**Exercise aim:** For the copy, please give all of the data again exactly and leave the pictures out.

**Data section:**
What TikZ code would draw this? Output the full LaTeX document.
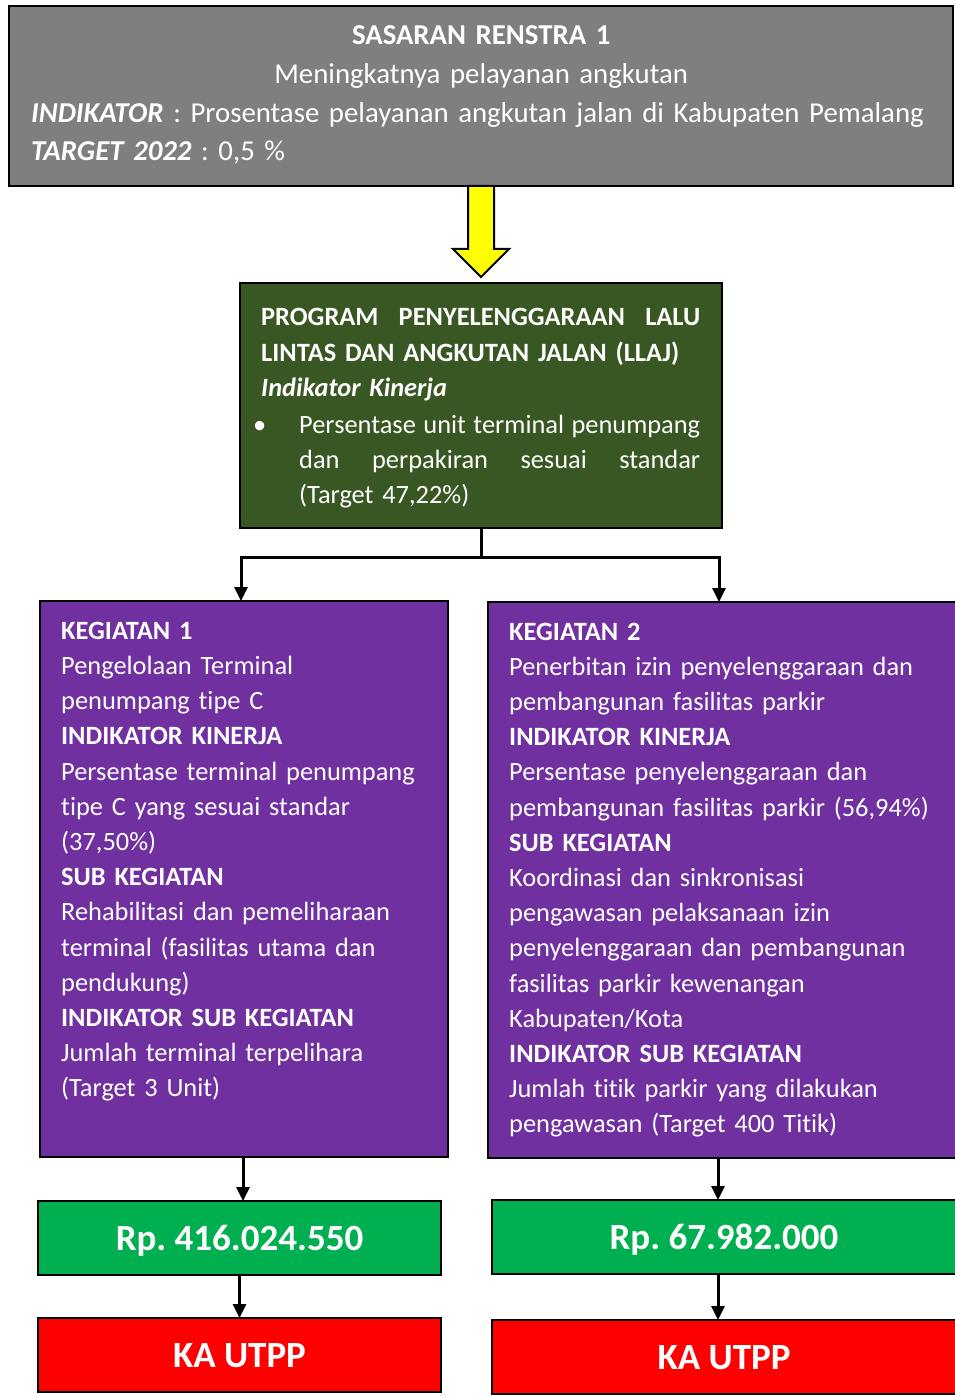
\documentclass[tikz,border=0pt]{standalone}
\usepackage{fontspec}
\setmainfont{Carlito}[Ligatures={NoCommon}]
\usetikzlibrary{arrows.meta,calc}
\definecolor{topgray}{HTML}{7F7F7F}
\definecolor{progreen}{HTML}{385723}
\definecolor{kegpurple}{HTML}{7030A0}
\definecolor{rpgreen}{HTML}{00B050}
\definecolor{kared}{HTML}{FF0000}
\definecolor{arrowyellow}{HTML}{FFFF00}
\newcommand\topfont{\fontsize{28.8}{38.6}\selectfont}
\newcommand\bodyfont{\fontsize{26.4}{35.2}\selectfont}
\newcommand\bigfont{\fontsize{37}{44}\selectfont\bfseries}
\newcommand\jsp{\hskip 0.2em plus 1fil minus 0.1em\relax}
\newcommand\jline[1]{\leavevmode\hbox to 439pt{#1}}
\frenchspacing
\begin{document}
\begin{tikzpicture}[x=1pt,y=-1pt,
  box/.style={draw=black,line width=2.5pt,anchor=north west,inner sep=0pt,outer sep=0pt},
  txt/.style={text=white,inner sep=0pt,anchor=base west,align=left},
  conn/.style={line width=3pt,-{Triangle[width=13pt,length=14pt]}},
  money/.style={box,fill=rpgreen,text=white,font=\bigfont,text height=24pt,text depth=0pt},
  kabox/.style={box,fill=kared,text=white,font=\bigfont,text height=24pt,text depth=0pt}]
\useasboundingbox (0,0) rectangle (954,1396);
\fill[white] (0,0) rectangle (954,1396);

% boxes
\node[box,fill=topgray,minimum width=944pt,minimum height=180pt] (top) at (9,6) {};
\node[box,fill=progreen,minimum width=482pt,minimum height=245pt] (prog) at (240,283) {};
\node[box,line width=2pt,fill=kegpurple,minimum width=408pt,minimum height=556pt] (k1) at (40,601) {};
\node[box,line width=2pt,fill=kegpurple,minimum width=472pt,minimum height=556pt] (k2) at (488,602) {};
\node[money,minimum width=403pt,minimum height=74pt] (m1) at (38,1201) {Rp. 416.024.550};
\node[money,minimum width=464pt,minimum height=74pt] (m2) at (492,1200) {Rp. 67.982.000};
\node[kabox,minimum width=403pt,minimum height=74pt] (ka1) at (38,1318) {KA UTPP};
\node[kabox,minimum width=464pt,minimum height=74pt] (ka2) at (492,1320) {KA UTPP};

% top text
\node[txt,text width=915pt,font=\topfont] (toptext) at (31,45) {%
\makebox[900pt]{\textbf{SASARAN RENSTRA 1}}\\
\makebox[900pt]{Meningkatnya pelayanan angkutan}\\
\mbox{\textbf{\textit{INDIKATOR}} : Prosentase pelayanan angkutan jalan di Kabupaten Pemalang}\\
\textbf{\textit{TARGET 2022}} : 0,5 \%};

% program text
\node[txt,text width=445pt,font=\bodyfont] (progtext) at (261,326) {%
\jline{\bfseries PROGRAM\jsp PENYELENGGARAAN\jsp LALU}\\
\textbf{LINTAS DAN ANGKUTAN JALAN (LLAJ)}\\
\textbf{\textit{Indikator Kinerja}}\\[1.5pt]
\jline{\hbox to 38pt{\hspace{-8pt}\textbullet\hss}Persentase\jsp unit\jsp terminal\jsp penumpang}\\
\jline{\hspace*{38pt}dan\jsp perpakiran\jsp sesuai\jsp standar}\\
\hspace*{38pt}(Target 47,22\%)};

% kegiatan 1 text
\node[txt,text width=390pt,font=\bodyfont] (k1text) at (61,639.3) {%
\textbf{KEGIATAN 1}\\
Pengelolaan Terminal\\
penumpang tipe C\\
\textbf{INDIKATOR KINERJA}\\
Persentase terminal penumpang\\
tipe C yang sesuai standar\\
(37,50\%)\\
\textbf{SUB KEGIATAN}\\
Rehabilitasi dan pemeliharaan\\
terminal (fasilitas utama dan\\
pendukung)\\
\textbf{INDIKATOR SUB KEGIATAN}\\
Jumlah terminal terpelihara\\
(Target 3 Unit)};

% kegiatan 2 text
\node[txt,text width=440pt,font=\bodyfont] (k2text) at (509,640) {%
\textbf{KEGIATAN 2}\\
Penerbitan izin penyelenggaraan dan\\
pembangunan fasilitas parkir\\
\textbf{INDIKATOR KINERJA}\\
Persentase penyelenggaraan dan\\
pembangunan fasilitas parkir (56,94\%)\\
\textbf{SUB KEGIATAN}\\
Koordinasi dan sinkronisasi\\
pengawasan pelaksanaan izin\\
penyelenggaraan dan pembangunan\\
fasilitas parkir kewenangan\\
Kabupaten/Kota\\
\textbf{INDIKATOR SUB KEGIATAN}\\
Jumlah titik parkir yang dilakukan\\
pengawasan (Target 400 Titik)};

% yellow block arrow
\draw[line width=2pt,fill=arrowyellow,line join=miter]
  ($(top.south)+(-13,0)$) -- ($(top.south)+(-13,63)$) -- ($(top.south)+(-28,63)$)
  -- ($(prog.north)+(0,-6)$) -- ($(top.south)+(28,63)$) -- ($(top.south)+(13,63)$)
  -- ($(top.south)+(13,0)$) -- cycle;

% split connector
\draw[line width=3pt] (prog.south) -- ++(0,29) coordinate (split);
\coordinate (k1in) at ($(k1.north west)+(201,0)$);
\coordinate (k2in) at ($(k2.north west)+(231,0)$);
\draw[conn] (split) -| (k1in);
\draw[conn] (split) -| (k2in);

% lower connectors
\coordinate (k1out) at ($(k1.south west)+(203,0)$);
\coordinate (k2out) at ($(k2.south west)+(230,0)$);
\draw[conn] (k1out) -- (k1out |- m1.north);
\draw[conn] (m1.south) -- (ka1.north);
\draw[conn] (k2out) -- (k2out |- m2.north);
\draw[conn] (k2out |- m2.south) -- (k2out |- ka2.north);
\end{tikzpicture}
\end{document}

**Full response:**
What TikZ code would draw this? Output the full LaTeX document.
\documentclass[tikz,border=0pt]{standalone}
\usepackage{fontspec}
\setmainfont{Carlito}[Ligatures={NoCommon}]
\usetikzlibrary{arrows.meta,calc}
\definecolor{topgray}{HTML}{7F7F7F}
\definecolor{progreen}{HTML}{385723}
\definecolor{kegpurple}{HTML}{7030A0}
\definecolor{rpgreen}{HTML}{00B050}
\definecolor{kared}{HTML}{FF0000}
\definecolor{arrowyellow}{HTML}{FFFF00}
\newcommand\topfont{\fontsize{28.8}{38.6}\selectfont}
\newcommand\bodyfont{\fontsize{26.4}{35.2}\selectfont}
\newcommand\bigfont{\fontsize{37}{44}\selectfont\bfseries}
\newcommand\jsp{\hskip 0.2em plus 1fil minus 0.1em\relax}
\newcommand\jline[1]{\leavevmode\hbox to 439pt{#1}}
\frenchspacing
\begin{document}
\begin{tikzpicture}[x=1pt,y=-1pt,
  box/.style={draw=black,line width=2.5pt,anchor=north west,inner sep=0pt,outer sep=0pt},
  txt/.style={text=white,inner sep=0pt,anchor=base west,align=left},
  conn/.style={line width=3pt,-{Triangle[width=13pt,length=14pt]}},
  money/.style={box,fill=rpgreen,text=white,font=\bigfont,text height=24pt,text depth=0pt},
  kabox/.style={box,fill=kared,text=white,font=\bigfont,text height=24pt,text depth=0pt}]
\useasboundingbox (0,0) rectangle (954,1396);
\fill[white] (0,0) rectangle (954,1396);

% boxes
\node[box,fill=topgray,minimum width=944pt,minimum height=180pt] (top) at (9,6) {};
\node[box,fill=progreen,minimum width=482pt,minimum height=245pt] (prog) at (240,283) {};
\node[box,line width=2pt,fill=kegpurple,minimum width=408pt,minimum height=556pt] (k1) at (40,601) {};
\node[box,line width=2pt,fill=kegpurple,minimum width=472pt,minimum height=556pt] (k2) at (488,602) {};
\node[money,minimum width=403pt,minimum height=74pt] (m1) at (38,1201) {Rp. 416.024.550};
\node[money,minimum width=464pt,minimum height=74pt] (m2) at (492,1200) {Rp. 67.982.000};
\node[kabox,minimum width=403pt,minimum height=74pt] (ka1) at (38,1318) {KA UTPP};
\node[kabox,minimum width=464pt,minimum height=74pt] (ka2) at (492,1320) {KA UTPP};

% top text
\node[txt,text width=915pt,font=\topfont] (toptext) at (31,45) {%
\makebox[900pt]{\textbf{SASARAN RENSTRA 1}}\\
\makebox[900pt]{Meningkatnya pelayanan angkutan}\\
\mbox{\textbf{\textit{INDIKATOR}} : Prosentase pelayanan angkutan jalan di Kabupaten Pemalang}\\
\textbf{\textit{TARGET 2022}} : 0,5 \%};

% program text
\node[txt,text width=445pt,font=\bodyfont] (progtext) at (261,326) {%
\jline{\bfseries PROGRAM\jsp PENYELENGGARAAN\jsp LALU}\\
\textbf{LINTAS DAN ANGKUTAN JALAN (LLAJ)}\\
\textbf{\textit{Indikator Kinerja}}\\[1.5pt]
\jline{\hbox to 38pt{\hspace{-8pt}\textbullet\hss}Persentase\jsp unit\jsp terminal\jsp penumpang}\\
\jline{\hspace*{38pt}dan\jsp perpakiran\jsp sesuai\jsp standar}\\
\hspace*{38pt}(Target 47,22\%)};

% kegiatan 1 text
\node[txt,text width=390pt,font=\bodyfont] (k1text) at (61,639.3) {%
\textbf{KEGIATAN 1}\\
Pengelolaan Terminal\\
penumpang tipe C\\
\textbf{INDIKATOR KINERJA}\\
Persentase terminal penumpang\\
tipe C yang sesuai standar\\
(37,50\%)\\
\textbf{SUB KEGIATAN}\\
Rehabilitasi dan pemeliharaan\\
terminal (fasilitas utama dan\\
pendukung)\\
\textbf{INDIKATOR SUB KEGIATAN}\\
Jumlah terminal terpelihara\\
(Target 3 Unit)};

% kegiatan 2 text
\node[txt,text width=440pt,font=\bodyfont] (k2text) at (509,640) {%
\textbf{KEGIATAN 2}\\
Penerbitan izin penyelenggaraan dan\\
pembangunan fasilitas parkir\\
\textbf{INDIKATOR KINERJA}\\
Persentase penyelenggaraan dan\\
pembangunan fasilitas parkir (56,94\%)\\
\textbf{SUB KEGIATAN}\\
Koordinasi dan sinkronisasi\\
pengawasan pelaksanaan izin\\
penyelenggaraan dan pembangunan\\
fasilitas parkir kewenangan\\
Kabupaten/Kota\\
\textbf{INDIKATOR SUB KEGIATAN}\\
Jumlah titik parkir yang dilakukan\\
pengawasan (Target 400 Titik)};

% yellow block arrow
\draw[line width=2pt,fill=arrowyellow,line join=miter]
  ($(top.south)+(-13,0)$) -- ($(top.south)+(-13,63)$) -- ($(top.south)+(-28,63)$)
  -- ($(prog.north)+(0,-6)$) -- ($(top.south)+(28,63)$) -- ($(top.south)+(13,63)$)
  -- ($(top.south)+(13,0)$) -- cycle;

% split connector
\draw[line width=3pt] (prog.south) -- ++(0,29) coordinate (split);
\coordinate (k1in) at ($(k1.north west)+(201,0)$);
\coordinate (k2in) at ($(k2.north west)+(231,0)$);
\draw[conn] (split) -| (k1in);
\draw[conn] (split) -| (k2in);

% lower connectors
\coordinate (k1out) at ($(k1.south west)+(203,0)$);
\coordinate (k2out) at ($(k2.south west)+(230,0)$);
\draw[conn] (k1out) -- (k1out |- m1.north);
\draw[conn] (m1.south) -- (ka1.north);
\draw[conn] (k2out) -- (k2out |- m2.north);
\draw[conn] (k2out |- m2.south) -- (k2out |- ka2.north);
\end{tikzpicture}
\end{document}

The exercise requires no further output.